The Board and Management of Cricket South Africa (CSA) has recently become aware of an unfortunate situation involving players and player contracts, through player intermediary, the South African Cricketers Association (SACA) in which speculation and indeed allegations of dereliction were leveled against CSA, following alleged non-payment of player fees, stemming from the Mzansi Super League arrangement, in 2018.
CSA is in the process of investigating this matter to determine the extent to which certain CSA employees were or were not derelict in fulfilling their duties. This is in line with the effort of ensuring that the principle of accountability is applied equally, fairly and without fear or favor throughout the organization.
Whilst the investigation of this matter is in progress, employees who are alleged to have been involved in this matter have been placed on precautionary suspension until the investigation is completed, following which disciplinary action could be instituted against the affected employees.
While CSA regrets this unfortunate situation, as an organization that promotes good governance and excellence in performance, we are pleased to report that, once uncovered, CSA successfully and quickly addressed this situation with SACA. In this regard an agreement was wherein all fees due to players will be transferred to SACA with immediate effect and through this mutual agreement, CSA and SACA have averted all potential interruptions to the game of cricket.
CSA assures the players, our stakeholders and all cricket fans at large that any kind of lapse in its processes that adversely impacts the game of cricket will be addressed accordingly.

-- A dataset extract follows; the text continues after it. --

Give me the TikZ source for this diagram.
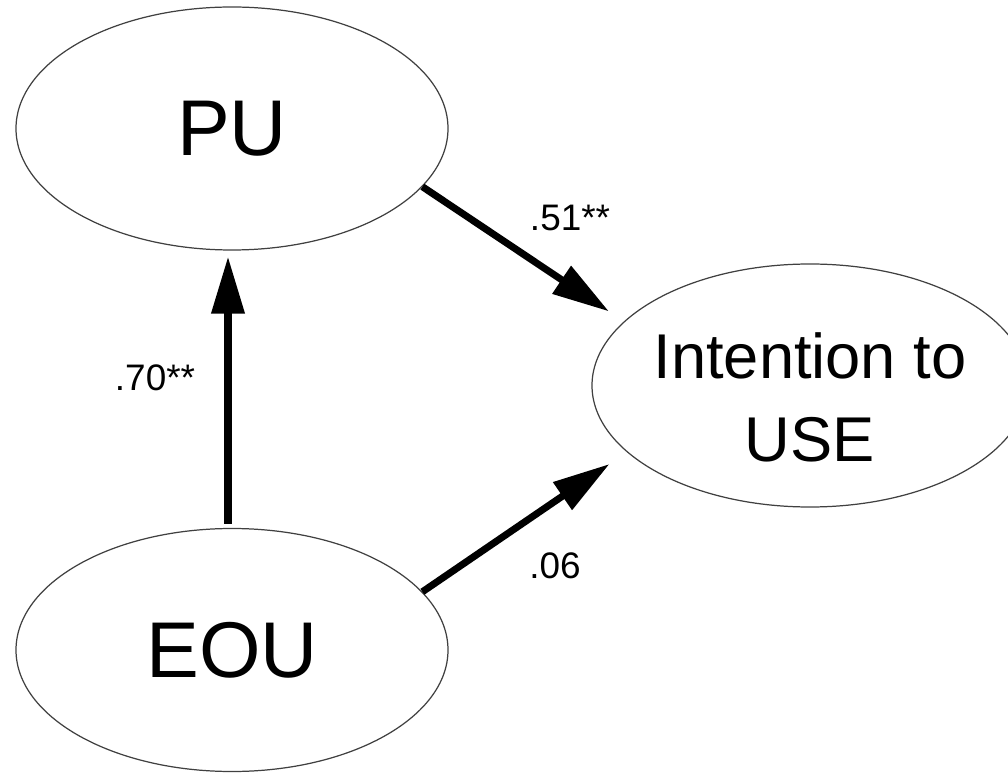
\documentclass[tikz,border=0pt]{standalone}
\usepackage{fontspec}
\setmainfont{Liberation Sans}
\usetikzlibrary{shapes.geometric,arrows.meta}

\tikzset{
  construct/.style={ellipse,draw=black!75,line width=0.7pt,inner sep=0pt,
    minimum width=8.64cm,minimum height=4.86cm,font=\fontsize{45}{54}\selectfont},
  effect/.style={line width=4pt,-{Triangle[length=1.14cm,width=0.64cm]}},
  coef/.style={font=\fontsize{21}{25}\selectfont,inner sep=0pt},
}

\begin{document}
\begin{tikzpicture}
      \useasboundingbox (0,0) rectangle (20.16,15.44);%

      \node[construct] (PU) at (4.64,12.87) {PU};%
      \node[construct] (EOU) at (4.64,2.44) {EOU};%
      \node[construct,minimum width=8.72cm] (INT) at (16.2,7.73) {};%
      \node[align=center,font=\fontsize{36}{47}\selectfont] (INTT) at
      ([yshift=-0.24cm]INT.center) {Intention to\\USE};%

      \node[coef] (B1) at (11.4,11.08) {.51**};%
      \node[coef] (B2) at (3.10,7.88) {.70**};%
      \node[coef] (B3) at (11.1,4.12) {.06};%

      \draw[effect,shorten <=0.08cm,shorten >=0.12cm] ([xshift=-0.08cm]EOU.north)
      -- ([xshift=-0.08cm]PU.south);%
      \draw[effect,shorten >=0.36cm] (PU.-17.6) -- (INT.161.3);%
      \draw[effect,shorten >=0.42cm] (EOU.17.6) -- (INT.200.7);%
\end{tikzpicture}
\end{document}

Thabang Moroe, CSA’s Chief Executive commented: “CSA wants to reassure all cricket fans and all cricket stakeholders that our organization and indeed our staff adhere to the highest ethical standards in all our dealings and that consistency and accountability remains uppermost in all our processes and procedures.
“It is our expectation that all our staff members, including third-party stakeholders who are associated with the CSA brand, should protect the reputation of CSA and the sport of cricket at all times.”